Summer is coming, and you’re probably daydreaming about vacations and beach days and two months without nightly homework. But before yearbooks go out and finals get underway, high school juniors looking to get a head start on the college application process should think about asking teachers for letters of recommendation. Asking early shows that you’re responsible and respectful of teachers’ time, and also ensures that you’ll get recs from your first choices. Wait until the fall, and the English teacher who can rave about you might already be over-committed.

Here’s our step-by-step guide to securing a stellar recommendation.

  1. Pick Who You’d Like To Write Your Letters: Plan to ask two teachers from your junior year core classes: math, English, science, history or foreign language.  You may think it’s more important to get a letter from someone who is “connected,” but that’s not the case — a generic letter from your uncle’s coworker who happens to know someone at the school is far less impressive than a heartfelt letter from a teacher who knows firsthand how well you overcome challenges. Don’t automatically go to the teacher who gave you the easy A, either. Choose teachers who can speak honestly about what kind of learner you are, how you work, and why you would be an asset to any college.

  2. Ask Politely: It may feel awkward to ask for a teacher’s help, but remember that writing a rec isn’t a favor, it is part of the job. (That said, they are certainly not required to write it, so don’t act entitled!) Teachers expect these requests, and if you’ve proven yourself, they will want to help you. Teachers love seeing their students succeed, and want to be a part of that journey. So, if you’ve chosen the right teachers, they will likely be happy to oblige. When you make your request, be sure to do so in person. This shows maturity, something you’ll need to succeed in college. Be polite and to the point: “Mr. Smith, do you have a moment? I really enjoyed your class and have learned so much from you. I think that you have gotten to know me well this year, and  I would be flattered if you would write me a college recommendation for the fall.

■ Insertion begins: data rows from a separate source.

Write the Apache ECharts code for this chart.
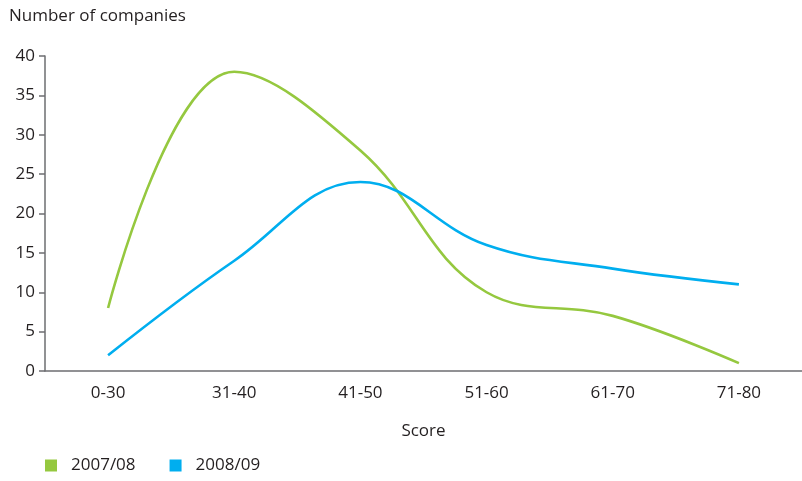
<!DOCTYPE html>
<html>
<head>
<meta charset="utf-8">
<script src="https://cdn.jsdelivr.net/npm/echarts@6/dist/echarts.min.js"></script>
<style>
  html, body { margin: 0; padding: 0; background: #fff; }
  #chart { width: 802px; height: 481px; }
</style>
</head>
<body>
<div id="chart"></div>
<script>
// Score bands and the number of companies in each, per reporting year
const scoreBands = ['0-30', '31-40', '41-50', '51-60', '61-70', '71-80'];
const seriesNames = ['2007/08', '2008/09'];
const companies2007 = [8, 38, 28, 10, 7, 1];
const companies2008 = [2, 14, 24, 16, 13, 11];
const yTicks = [0, 5, 10, 15, 20, 25, 30, 35, 40];

const FONT = '"Open Sans", "Noto Sans", sans-serif';
const TEXT = '#231f20';
const AXIS = '#6d6e71';
const GREEN = '#95c83f';
const BLUE = '#00aeef';

const chart = echarts.init(document.getElementById('chart'));

chart.setOption({
  animation: false,
  textStyle: { fontFamily: FONT },
  title: {
    text: 'Number of companies',
    left: 4,
    top: 3,
    textStyle: { fontFamily: FONT, fontSize: 17, fontWeight: 'normal', color: TEXT }
  },
  legend: {
    left: 40,
    bottom: 2,
    itemWidth: 12,
    itemHeight: 12,
    itemGap: 34,
    icon: 'rect',
    textStyle: { fontFamily: FONT, fontSize: 17, color: TEXT, padding: [0, 0, 0, 9] },
    data: seriesNames.map(n => ({ name: n, icon: 'rect' }))
  },
  grid: {
    left: 45,
    top: 56,
    width: 764,
    bottom: 110,
    containLabel: false
  },
  xAxis: {
    type: 'category',
    data: scoreBands,
    boundaryGap: true,
    name: 'Score',
    nameLocation: 'middle',
    nameGap: 52,
    nameTextStyle: { fontFamily: FONT, fontSize: 17, color: TEXT },
    axisLine: { lineStyle: { color: AXIS, width: 1.5 } },
    axisTick: { alignWithLabel: true, length: 7, lineStyle: { color: AXIS, width: 1.5 } },
    axisLabel: { fontFamily: FONT, fontSize: 17, color: TEXT, margin: 14 },
    splitLine: { show: false }
  },
  yAxis: {
    type: 'value',
    min: yTicks[0],
    max: yTicks[yTicks.length - 1],
    interval: 5,
    axisLine: { show: true, lineStyle: { color: AXIS, width: 1.5 } },
    axisTick: { show: true, length: 6, lineStyle: { color: AXIS, width: 1.5 } },
    axisLabel: { fontFamily: FONT, fontSize: 17, color: TEXT, margin: 10 },
    splitLine: { show: false }
  },
  series: [
    {
      name: seriesNames[0],
      type: 'line',
      data: companies2007,
      smooth: 0.4,
      symbol: 'none',
      color: GREEN,
      lineStyle: { color: GREEN, width: 2.6 }
    },
    {
      name: seriesNames[1],
      type: 'line',
      data: companies2008,
      smooth: 0.4,
      symbol: 'none',
      color: BLUE,
      lineStyle: { color: BLUE, width: 2.6 }
    }
  ]
});
</script>
</body>
</html>
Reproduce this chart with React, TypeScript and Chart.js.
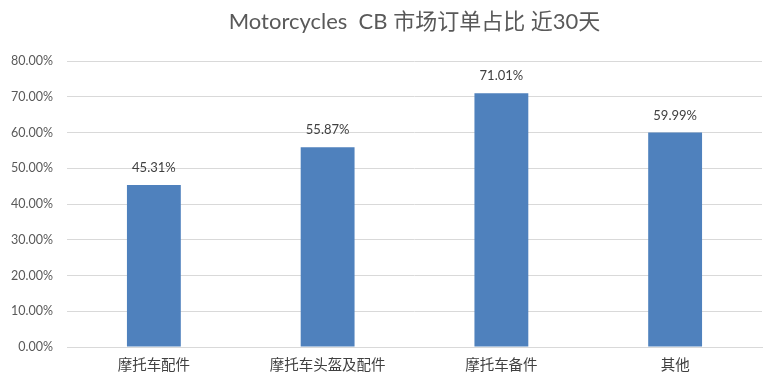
import React, { useEffect, useRef } from "react";
import { Chart, registerables } from "chart.js";

Chart.register(...registerables);

const categories: string[] = ["摩托车配件", "摩托车头盔及配件", "摩托车备件", "其他"];
const shares: number[] = [45.31, 55.87, 71.01, 59.99];
const titleText = "Motorcycles  CB 市场订单占比 近30天";

const FONT = "Lato, 'Noto Sans', 'Noto Sans CJK SC', sans-serif";

const labelPlugin = {
  id: "barLabels",
  afterDatasetsDraw(chart: any) {
    const ctx = chart.ctx;
    const meta = chart.getDatasetMeta(0);
    ctx.save();
    ctx.font = `13px ${FONT}`;
    ctx.fillStyle = "#404040";
    ctx.textAlign = "center";
    ctx.textBaseline = "middle";
    meta.data.forEach((el: any, i: number) => {
      ctx.fillText(shares[i].toFixed(2) + "%", el.x, el.y - 17);
    });
    ctx.restore();
  },
};

export default function App() {
  const ref = useRef<HTMLCanvasElement | null>(null);
  useEffect(() => {
    if (!ref.current) return;
    const chart = new Chart(ref.current, {
      type: "bar",
      data: {
        labels: categories,
        datasets: [
          {
            data: shares,
            backgroundColor: "#4f81bd",
            categoryPercentage: 1,
            barPercentage: 0.31,
          },
        ],
      },
      options: {
        animation: false,
        responsive: false,
        maintainAspectRatio: false,
        layout: { padding: { left: 0, right: 16, top: 0, bottom: 0 } },
        plugins: {
          legend: { display: false },
          tooltip: { enabled: false },
          title: {
            display: true,
            text: titleText,
            fullSize: false,
            color: "#595959",
            font: { family: FONT, size: 22, weight: "normal" },
            padding: { top: 9, bottom: 25.6 },
          },
        },
        scales: {
          x: {
            grid: { display: false, drawTicks: false },
            border: { color: "#d9d9d9" },
            ticks: {
              color: "#404040",
              font: { family: FONT, size: 14.5 },
              padding: 10,
            },
            afterFit: (s: any) => {
              s.height = 37;
            },
          },
          y: {
            min: 0,
            max: 80,
            grid: { color: "#d9d9d9", drawTicks: false },
            border: { display: false },
            ticks: {
              stepSize: 10,
              color: "#595959",
              font: { family: FONT, size: 12.5 },
              padding: 14,
              callback: (v: any) => Number(v).toFixed(2) + "%",
            },
            afterFit: (s: any) => {
              s.width = 67;
            },
          },
        },
      },
      plugins: [labelPlugin],
    });
    return () => chart.destroy();
  }, []);
  return (
    <div style={{ position: "absolute", left: 0, top: 0, width: 778, height: 384, background: "#fff" }}>
      <canvas ref={ref} width={778} height={384} />
    </div>
  );
}
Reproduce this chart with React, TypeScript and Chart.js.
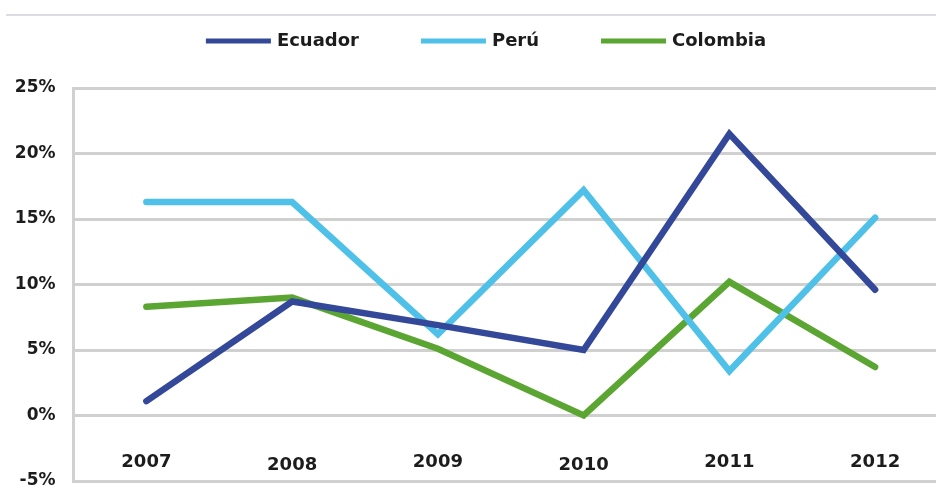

  3. Make it Easy for Teachers to Rave About You: Once your teachers have agreed to write your letters, give them everything they need to finish and return the letters on time. Supply both teachers with a list of all the schools you are applying to, and the deadline for their letters. For recommendations being sent via snail mail, provide addressed stamped envelopes, and include the school’s return address. Make sure, also, that you waive your right to read the letter, which will give your teachers more freedom and also compel universities to take the letters more seriously.

And don’t forget, once your applications are in, write each teacher a thank-you note for their effort on your behalf.